Nasionalisme "Harap-harap Cemas" di Tengah Maraknya Korupsi dan Krisis Nalar Anak Bangsa

Nasionalisme "Harap-harap Cemas" di Tengah Maraknya Korupsi dan Krisis Nalar Anak Bangsa
Nasionalisme "Harap-harap Cemas" di Tengah Maraknya Korupsi dan Krisis Nalar Anak Bangsa

InvestigasiMabes.com | Banyuwangi -

Oleh: Andi Purnama – Pengamat Kebijakan Publik

Melihat kondisi bangsa hari ini, dengan maraknya kasus korupsi dan menurunnya moralitas serta etika penyelenggara negara, generasi muda mulai diliputi rasa cemas terhadap masa depan bangsanya. Ungkapan satir “Indonesia gelap maupun kabur aja dulu” yang ramai di dunia maya, mencerminkan keresahan dan kegelisahan anak muda terhadap arah bangsa yang kian tak menentu.

Fenomena korupsi yang kian “tak bernalar”, perampokan sumber daya alam yang terus terjadi, serta birokrasi yang tersumbat oleh kepentingan, membuat pemerintah seolah tak mampu mengikuti kecepatan nalar generasi muda. Di tengah era informasi dan disrupsi pengetahuan yang bergerak cepat, respons pemerintah justru tampak gagap menghadapi perubahan zaman. Dalam situasi ini, nasionalisme perlahan memudar dari narasi kaum muda, karena negara dirasakan semakin jauh dari keberpihakan terhadap mereka.

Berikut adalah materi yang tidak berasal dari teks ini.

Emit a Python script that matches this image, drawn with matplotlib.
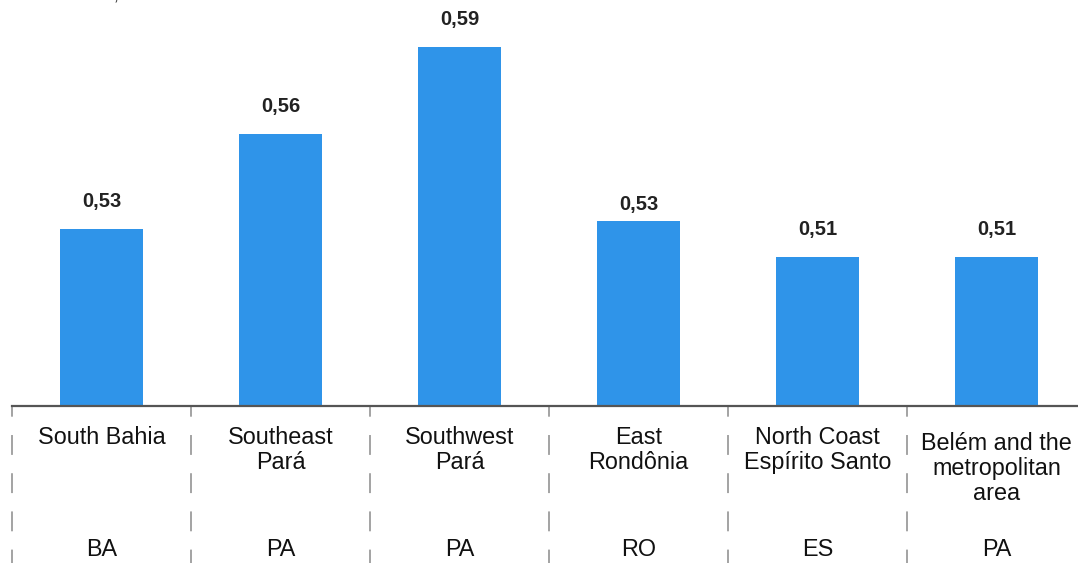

Nasionalisme kini tampak seperti milik generasi lampau — generasi 80-an atau 90-an — yang menampilkan kebanggaan dengan kesadaran ideologis dan kompetensi nyata. Sedangkan pada sebagian generasi muda kini, pragmatisme menjadi arus utama: “prestasi adalah generate money”. Nilai pengabdian terhadap kampung halaman, daerah, bahkan negara, tergeser oleh logika ekonomi. Seolah nasionalisme hanya menjadi simbol seremonial—layaknya tim nasional yang berisi “pemain pinjaman”—kebanggaan semu yang mengubah cara pandang terhadap makna cinta tanah air.

Pertanyaan kritis pun muncul: untuk siapa sesungguhnya kekayaan alam negeri ini? Gunung emas, tambang batubara, hingga hutan luas, sebagian besar dikuasai segelintir elit dan keluarganya. Rasa keadilan sosial yang dijanjikan konstitusi seakan hanya tertulis di atas kertas. Ketika literasi anak muda semakin tajam, justru mereka menemukan paradoks: sumber daya bangsa tak berpihak kepada rakyatnya sendiri.

Amanah rakyat kini seolah menjadi komoditas politik. Setelah suara dirayu dan dibeli, kepentingan publik pun ditukar dengan permainan anggaran. Serangan fajar menjadi awal dari serangan balik kepentingan pribadi. Ketika politik kotor bersanding mesra dengan kekuasaan hukum, keadilan kehilangan maknanya. Di ruang akademik, mahasiswa diajarkan bahwa hukum adalah panglima; namun di dunia nyata, hukum justru tunduk pada kekuatan modal dan politik. Supremasi hukum pun tereduksi menjadi alat manipulasi bagi mereka yang berkuasa.

Dalam momentum Hari Sumpah Pemuda, kegelisahan ini kian terasa nyata. Di tengah upaya membangun optimisme, pemuda menghadapi realitas pahit bahwa etika publik dan moralitas pejabat hanyalah buih di permukaan. Mereka terus menunggu datangnya titik balik—sebuah “entri point” bagi kebangkitan nasionalisme baru—yang bukan hanya simbol, tapi nyata dalam keadilan, kesejahteraan, dan keberpihakan negara terhadap generasi muda.